# [RECORDS FOR THE TASK]
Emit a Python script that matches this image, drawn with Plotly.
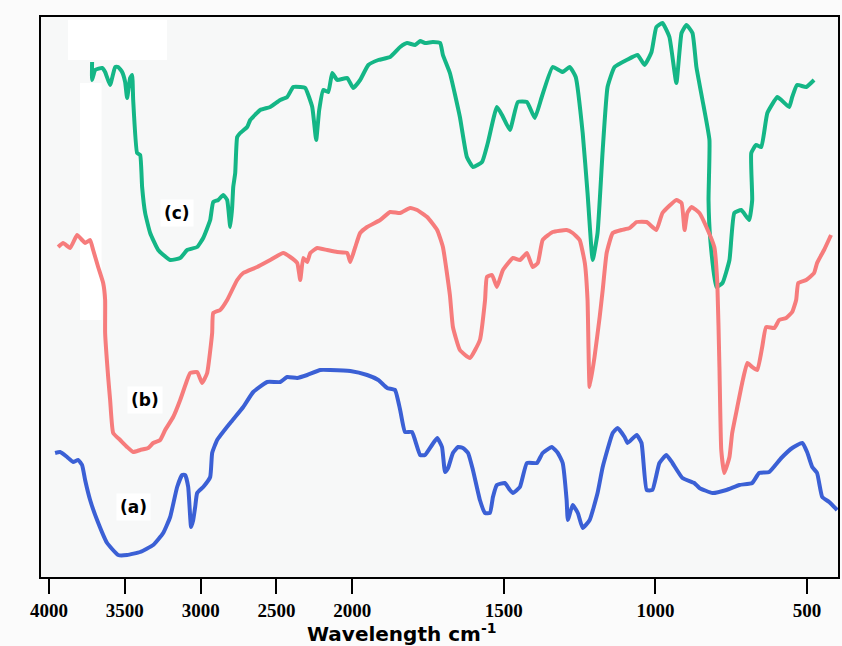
import plotly.graph_objects as go

# ---- data (wavenumber cm^-1, relative transmittance a.u.) ----
wn_c = [3716, 3716, 3696, 3650, 3630, 3597, 3564, 3544, 3518, 3498, 3485, 3465, 3452, 3445, 3419, 3399,
        3386, 3366, 3333, 3280, 3201, 3135, 3089, 3023, 2983, 2937, 2917, 2884, 2851, 2825, 2805, 2792,
        2785, 2772, 2759, 2739, 2693, 2673, 2607, 2541, 2475, 2429, 2389, 2343, 2310, 2264, 2238, 2218,
        2191, 2158, 2132, 2099, 2033, 1997, 1974, 1947, 1914, 1875, 1842, 1819, 1793, 1776, 1760, 1734,
        1710, 1701, 1678, 1645, 1622, 1602, 1572, 1553, 1523, 1506, 1480, 1454, 1424, 1398, 1375, 1339,
        1306, 1283, 1263, 1240, 1224, 1207, 1191, 1174, 1158, 1135, 1095, 1059, 1036, 1013, 997, 977,
        954, 931, 914, 898, 878, 865, 845, 822, 825, 819, 799, 779, 756, 740, 717, 691, 681, 684, 668,
        651, 631, 598, 585, 559, 549, 533, 503, 477]
t_c = [515, 497, 507, 509, 505, 492, 510, 510, 505, 495, 479, 499, 502, 477, 424, 422,
       390, 364, 344, 327, 317, 319, 327, 330, 339, 357, 375, 377, 382, 377, 350, 370,
       390, 404, 440, 444, 450, 457, 467, 470, 477, 480, 490, 490, 489, 470, 437, 467,
       487, 485, 504, 497, 499, 489, 497, 512, 517, 520, 530, 534, 532, 536, 534, 535,
       534, 522, 504, 460, 420, 410, 415, 434, 470, 462, 447, 475, 475, 459, 480, 510,
       505, 510, 500, 444, 384, 317, 344, 427, 490, 510, 517, 522, 512, 525, 550, 554,
       540, 494, 544, 552, 544, 510, 477, 437, 377, 337, 290, 294, 317, 364, 367, 357, 377, 424, 432,
       430, 464, 480, 477, 470, 480, 492, 490, 497]

wn_b = [3940, 3907, 3861, 3815, 3782, 3762, 3729, 3709, 3676, 3643, 3630, 3630, 3610, 3597, 3577, 3531,
        3485, 3445, 3399, 3346, 3313, 3267, 3234, 3181, 3135, 3089, 3069, 3023, 2990, 2957, 2924, 2917,
        2871, 2825, 2759, 2719, 2627, 2541, 2455, 2409, 2363, 2343, 2323, 2297, 2277, 2231, 2165, 2099,
        2033, 2013, 1990, 1974, 1951, 1908, 1875, 1842, 1809, 1786, 1753, 1720, 1701, 1678, 1668, 1645,
        1612, 1579, 1562, 1556, 1539, 1523, 1503, 1470, 1447, 1424, 1405, 1388, 1372, 1339, 1293, 1273,
        1250, 1233, 1224, 1217, 1201, 1184, 1174, 1161, 1141, 1112, 1085, 1062, 1029, 997, 977, 931,
        914, 904, 895, 881, 855, 832, 806, 796, 789, 783, 773, 756, 747, 730, 714, 697, 681, 664, 648,
        635, 608, 592, 569, 549, 536, 529, 503, 477, 467, 444, 421]
t_b = [330, 334, 329, 342, 337, 334, 337, 327, 310, 294, 277, 244, 200, 177, 144, 137,
       130, 125, 127, 129, 134, 137, 147, 160, 177, 197, 204, 205, 194, 204, 244, 264,
       267, 277, 297, 304, 310, 317, 324, 320, 314, 297, 319, 315, 324, 329, 327, 325,
       324, 315, 330, 344, 350, 357, 365, 364, 369, 367, 360, 347, 330, 282, 250, 227,
       219, 237, 277, 300, 302, 290, 307, 319, 317, 324, 310, 314, 337, 345, 347, 344,
       337, 314, 277, 190, 220, 260, 287, 324, 344, 347, 349, 355, 355, 347, 364, 377,
       374, 347, 364, 370, 364, 350, 330, 294, 210, 127, 104, 120, 144, 170, 194, 214, 210, 207, 230,
       250, 249, 257, 259, 265, 277, 294, 297, 304, 314, 327, 342]

wn_a = [3960, 3927, 3881, 3841, 3808, 3782, 3762, 3729, 3683, 3617, 3544, 3485, 3399, 3313, 3247, 3201,
        3155, 3122, 3102, 3082, 3063, 3049, 3036, 3023, 2983, 2937, 2924, 2891, 2805, 2719, 2653, 2561,
        2475, 2429, 2363, 2297, 2211, 2145, 2013, 1951, 1914, 1885, 1859, 1842, 1826, 1803, 1776, 1760,
        1737, 1720, 1704, 1694, 1684, 1668, 1651, 1635, 1618, 1602, 1579, 1562, 1546, 1536, 1523, 1497,
        1480, 1470, 1447, 1424, 1391, 1372, 1342, 1322, 1306, 1293, 1289, 1273, 1256, 1240, 1217, 1191,
        1174, 1141, 1125, 1102, 1092, 1062, 1046, 1029, 1010, 987, 964, 944, 911, 872, 855, 812,
        766, 723, 681, 658, 625, 585, 549, 516, 500, 483, 467, 450, 427, 401]
t_a = [124, 125, 120, 115, 117, 112, 97, 77, 57, 34, 22, 22, 25, 32, 44, 60,
       90, 102, 102, 90, 50, 57, 70, 84, 90, 100, 124, 137, 154, 170, 185, 195,
       195, 200, 199, 202, 207, 207, 206, 202, 197, 189, 187, 167, 145, 145, 122, 122,
       132, 139, 130, 105, 109, 124, 130, 129, 124, 107, 77, 64, 64, 80, 92, 94,
       87, 84, 90, 114, 114, 124, 130, 124, 114, 77, 57, 72, 64, 49, 57, 84,
       110, 144, 149, 140, 134, 142, 134, 87, 87, 114, 122, 114, 99, 94, 89, 84,
       87, 92, 94, 104, 105, 119, 129, 134, 125, 110, 104, 80, 75, 67]

tick_wn = [4000, 3500, 3000, 2500, 2000, 1500, 1000, 500]
tick_text = ["4000", "3500", "3000", "2500", "2000", "1500", "1000", "500"]
series_labels = ["(c)", "(b)", "(a)"]
label_wn = [3155, 3366, 3445]
label_t = [364, 177, 70]
colors = ["#14b686", "#f67c7c", "#3b60d5"]


def scale(w):
    # instrument abscissa: 2x expanded scale below 2000 cm^-1
    return (2000 - w) if w <= 2000 else -(w - 2000) / 2


fig = go.Figure()
for wn, t, c in [(wn_c, t_c, colors[0]), (wn_b, t_b, colors[1]), (wn_a, t_a, colors[2])]:
    fig.add_trace(go.Scatter(x=[scale(w) for w in wn], y=t, mode="lines",
                             line=dict(color=c, width=4, shape="spline", smoothing=0.4),
                             showlegend=False, hoverinfo="skip"))

for lab, w, t in zip(series_labels, label_wn, label_t):
    fig.add_annotation(x=scale(w), y=t, text=lab, showarrow=False,
                       font=dict(family="DejaVu Sans", size=17, color="black", weight="bold"),
                       bgcolor="white", borderpad=3)

fig.add_annotation(xref="paper", yref="paper", x=0.452, y=-0.1, yanchor="middle",
                   text="Wavelength cm<sup>-1</sup>", showarrow=False,
                   font=dict(family="DejaVu Sans", size=20, color="black", weight="bold"))

# white paper patches
fig.add_shape(type="rect", xref="paper", yref="paper", x0=0.034, x1=0.158, y0=0.923, y1=0.995,
              fillcolor="white", line_width=0, layer="below")
fig.add_shape(type="rect", xref="paper", yref="paper", x0=0.049, x1=0.076, y0=0.459, y1=0.882,
              fillcolor="white", line_width=0, layer="below")

fig.update_xaxes(range=[scale(4053), scale(398)], tickmode="array",
                 tickvals=[scale(w) for w in tick_wn], ticktext=tick_text,
                 ticks="outside", ticklen=15, tickwidth=2, tickcolor="black",
                 tickfont=dict(family="Liberation Serif", size=19, color="black", weight="bold"),
                 showline=True, linecolor="black", linewidth=2, mirror=True,
                 showgrid=False, zeroline=False)
fig.update_yaxes(range=[0, 560], showticklabels=False, ticks="", showline=True,
                 linecolor="black", linewidth=2, mirror=True, showgrid=False, zeroline=False)

fig.update_layout(width=842, height=646, margin=dict(l=41, r=2, t=17, b=69),
                  paper_bgcolor="#fbfbfb", plot_bgcolor="#f7f8f8")

fig.write_html("out.html", config={"displayModeBar": False, "staticPlot": True},
               post_script="document.body.style.margin='0px';document.body.style.overflow='hidden';")
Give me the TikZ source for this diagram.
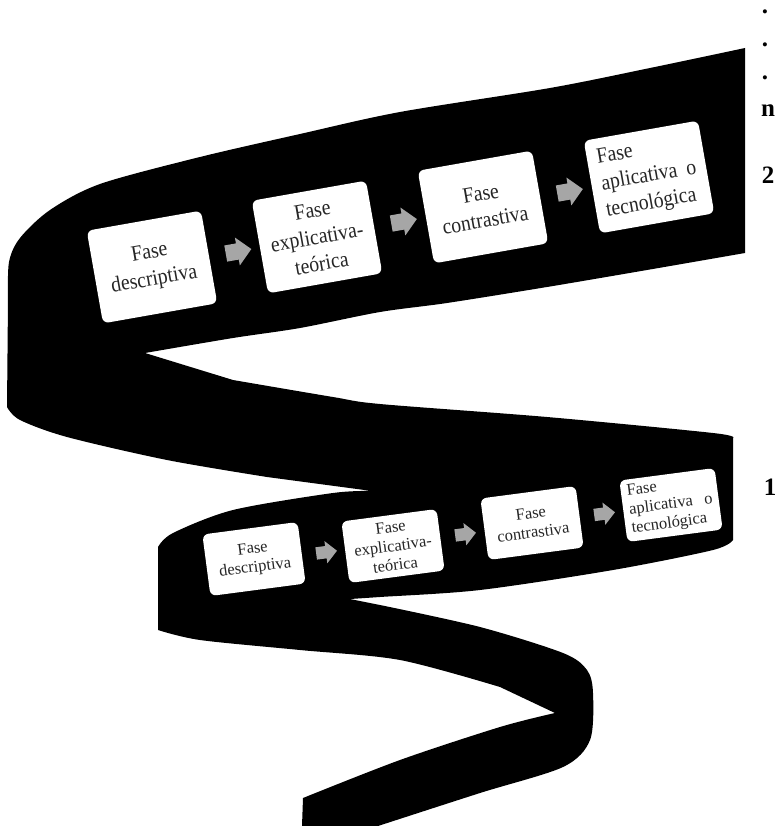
\documentclass[tikz,border=0pt]{standalone}
\usepackage{fontspec}
\setmainfont{Liberation Serif}
\newfontfamily\narrowserif[FakeStretch=0.9]{Liberation Serif}
\usetikzlibrary{calc,shapes.arrows}

\tikzset{
	fase/.style={fill=white, rounded corners=6pt, align=center, inner sep=2pt, text=black!85},
	faseup/.style={fase, rotate=10, minimum width=116pt, minimum height=94pt, font=\narrowserif\fontsize{22}{27}\selectfont},
	faselow/.style={fase, rotate=7.5, minimum width=96pt, minimum height=62pt, font=\fontsize{16.5}{19}\selectfont},
	flecha/.style={single arrow, fill=black!35, inner xsep=0pt},
	flechaup/.style={flecha, rotate=10, minimum height=26pt, inner ysep=8pt, single arrow head extend=6pt},
	flechalow/.style={flecha, rotate=7.5, minimum height=21pt, inner ysep=6pt, single arrow head extend=5pt},
	nivel/.style={font=\bfseries\fontsize{25}{30}\selectfont, anchor=base, inner sep=1pt}
}

\begin{document}
\begin{tikzpicture}[x=1pt, y=-1pt]
			%%%%% START %%%%%
			\useasboundingbox (0, 0) rectangle (781, 826);
			
			% ribbon
			\fill[black] plot[smooth] coordinates {(8, 300) (9, 262) (20, 238) (50, 210) (100, 184) (200, 157) (300, 134) (400, 112) (550, 88) (650, 68) (745, 48)}
			-- plot[smooth] coordinates {(745, 253) (647, 270) (547, 287) (447, 303) (380, 312) (300, 328) (233, 338) (145, 353)}
			-- plot[smooth] coordinates {(233, 380) (333, 397) (380, 404) (547, 417) (713, 433) (733, 438)}
			-- plot[smooth] coordinates {(733, 540) (713, 550) (613, 570) (480, 590) (380, 597) (350, 599)}
			-- plot[smooth] coordinates {(380, 605) (480, 627) (563, 653) (587, 670) (593, 693) (590, 740) (563, 767) (480, 793) (378, 826)}
			-- (302, 826)
			-- plot[smooth] coordinates {(303, 798) (400, 760) (500, 727) (555, 713)}
			-- plot[smooth] coordinates {(500, 687) (400, 660) (300, 650) (200, 640) (158, 630)}
			-- plot[smooth] coordinates {(158, 547) (173, 533) (233, 510) (333, 493) (372, 491)}
			-- plot[smooth] coordinates {(267, 477) (167, 460) (67, 437) (20, 420) (7, 407)}
			-- cycle;
			
			% level 2
			\node[faseup] (des2) at (152, 267) {Fase\\descriptiva};
			\node[faseup] (exp2) at (317, 237) {Fase\\explicativa-\\teórica};
			\node[faseup] (con2) at (483, 207) {Fase\\contrastiva};
			\node[faseup, align=justify, text width=96pt] (apl2) at (649, 177) {Fase\\aplicativa o\linebreak tecnológica};
			
			\node[flechaup] (f21) at ($(des2)!0.5!(exp2)$) {};
			\node[flechaup] (f22) at ($(exp2)!0.5!(con2)$) {};
			\node[flechaup] (f23) at ($(con2)!0.5!(apl2)$) {};
			
			% level 1
			\node[faselow] (des1) at (254, 559) {Fase\\descriptiva};
			\node[faselow] (exp1) at (393, 546) {Fase\\explicativa-\\teórica};
			\node[faselow] (con1) at (532, 523) {Fase\\contrastiva};
			\node[faselow, align=justify, text width=84pt] (apl1) at (671, 505) {Fase\\aplicativa o\linebreak tecnológica};
			
			\node[flechalow] (f11) at ($(des1)!0.5!(exp1)$) {};
			\node[flechalow] (f12) at ($(exp1)!0.5!(con1)$) {};
			\node[flechalow] (f13) at ($(con1)!0.5!(apl1)$) {};
			
			% levels
			\node[nivel] (p1) at (765, 14) {.};
			\node[nivel] (p2) at (765, 47) {.};
			\node[nivel] (p3) at (765, 80) {.};
			\node[nivel] (ln) at (768, 117) {n};
			\node[nivel] (l2) at (768, 184) {2};
			\node[nivel] (l1) at (770, 495) {1};
			%%%%% END %%%%%
\end{tikzpicture}
\end{document}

# [REQUEST]
Out of the records, collect only those lines that contain the string "this".

# [SOLUTION TO THE PROBLEM]
Emit a Python script that matches this image, drawn with Plotly.
Give me the TikZ source for this diagram.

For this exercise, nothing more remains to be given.